After falling to the Spanish in 1585, the city of Antwerp transformed from a typographic Humanist center into a bulwark of Counter-Reformation printing. As it incorporated itself into the Spanish Empire over the course of the seventeenth century, the city’s position as one of the northernmost Catholic towns and its longstanding tradition in the trade and printing of high quality books made it an ideal hub for the Catholic communities in the North and South of Europe. Stijn van Rossem uses the Verdussens, an Antwerp dynasty of printers, as a case study to examine Antwerp’s position in the international trade of Catholic books.
Prudencio de Sandoval. Historia de la vida y hechos del emperador Carlos V. Amberes [Antwerp]: Geronymo Verdussen, 1681.

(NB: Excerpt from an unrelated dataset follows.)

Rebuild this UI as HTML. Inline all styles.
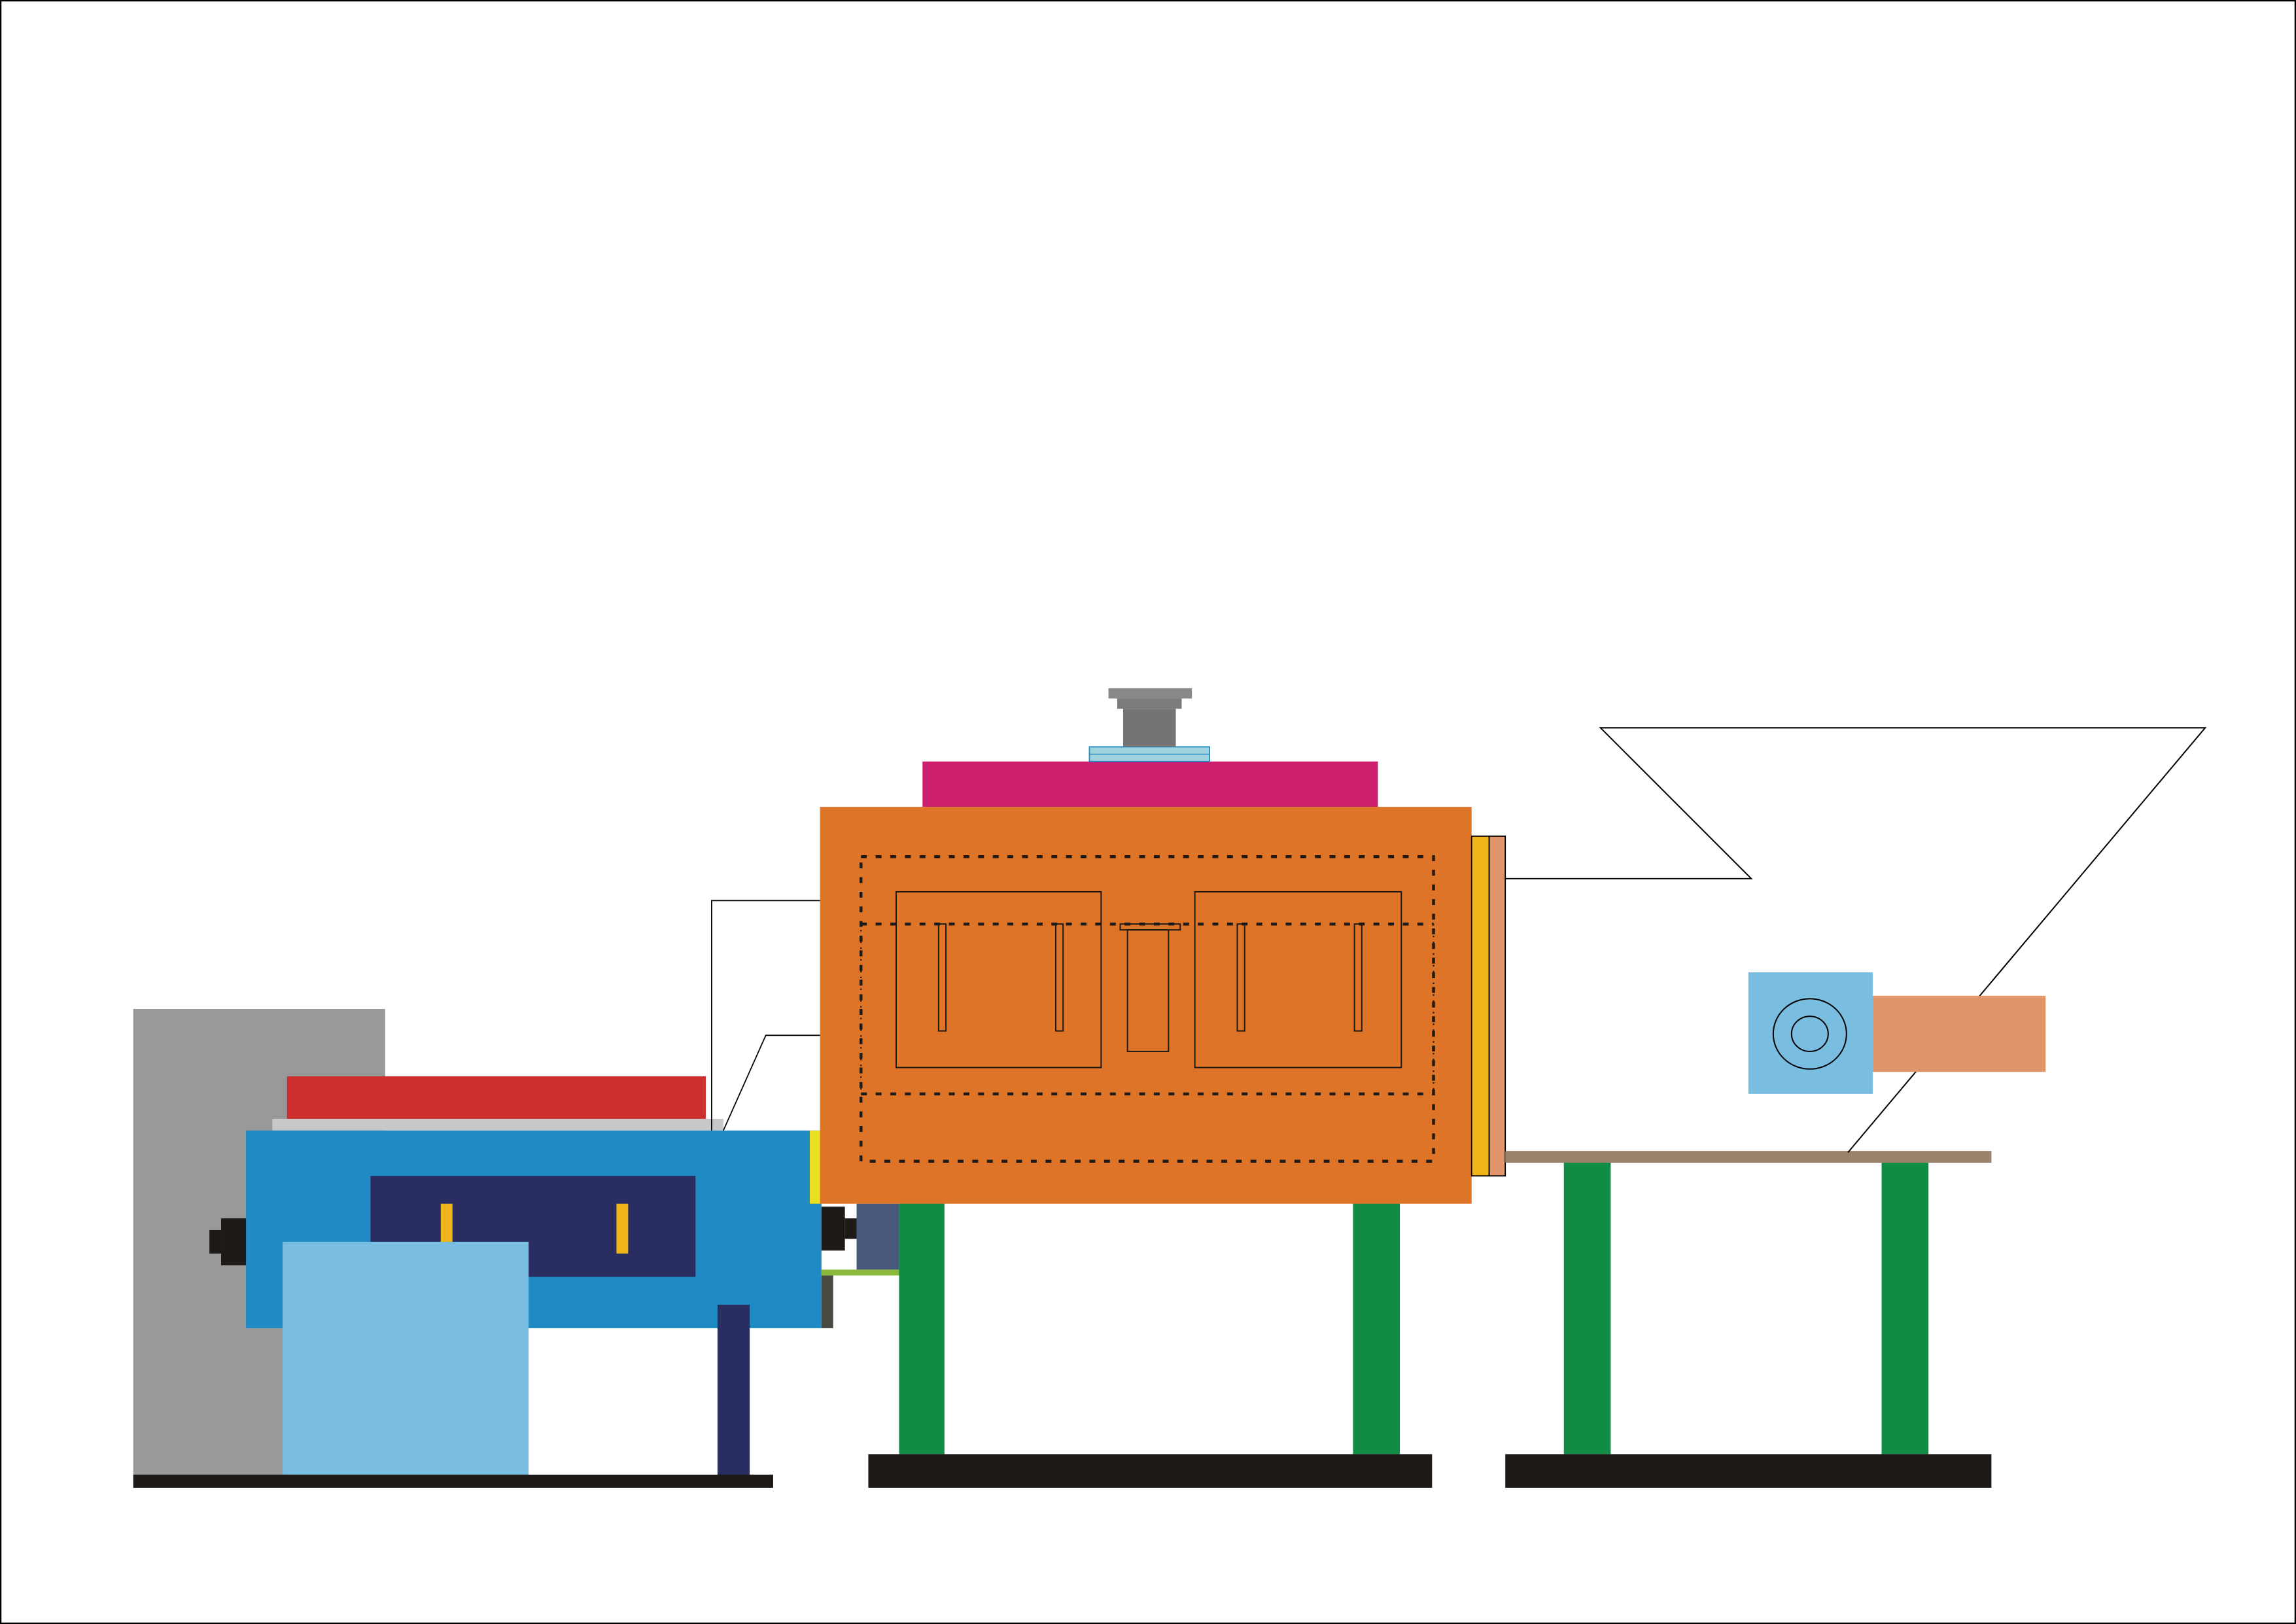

Van Rossem challenges the historiographical narrative that printing in the city stagnated in the latter half of the seventeenth century, dwindling to a mere provincial trade. With careful analysis of the Verdussens’ business archive, he finds that by printing and selling larger books with more pages, they dramatically increased production and profit. The Verdussens also looked to an international audience. They often abandoned the Dutch vernacular in favor of printing more books in Latin and Spanish, and sought out new trading partners in France, Italy, and Spain. This book, Historia de la vida y hechos del emperador Carlos V – a life of Holy Roman Emperor Charles V, king of Spain, published in 1681 – is a prime example of a book made for the Verdussens’ new customers. It is a massive folio in two volumes with elaborate engraved illustrations, bound in brown leather with gilt letters and designs stamped on the spines, and written in Spanish. The publisher himself, Geronymo (Jerome) Verdussen, included an elaborate dedication to the alcalde mayor of Antwerp, Don Alexandro della Faille. He wrote, “May Charles V be revived in our Charles II,” and signed “The most humble of your charges, Geronymo Verdussen.” The Verdussens left the local market to find a new one in Catholic Europe and Spanish America, doing their best to ingratiate themselves with the new political authorities. Their success ensured the survival of their family business through to the 19th century.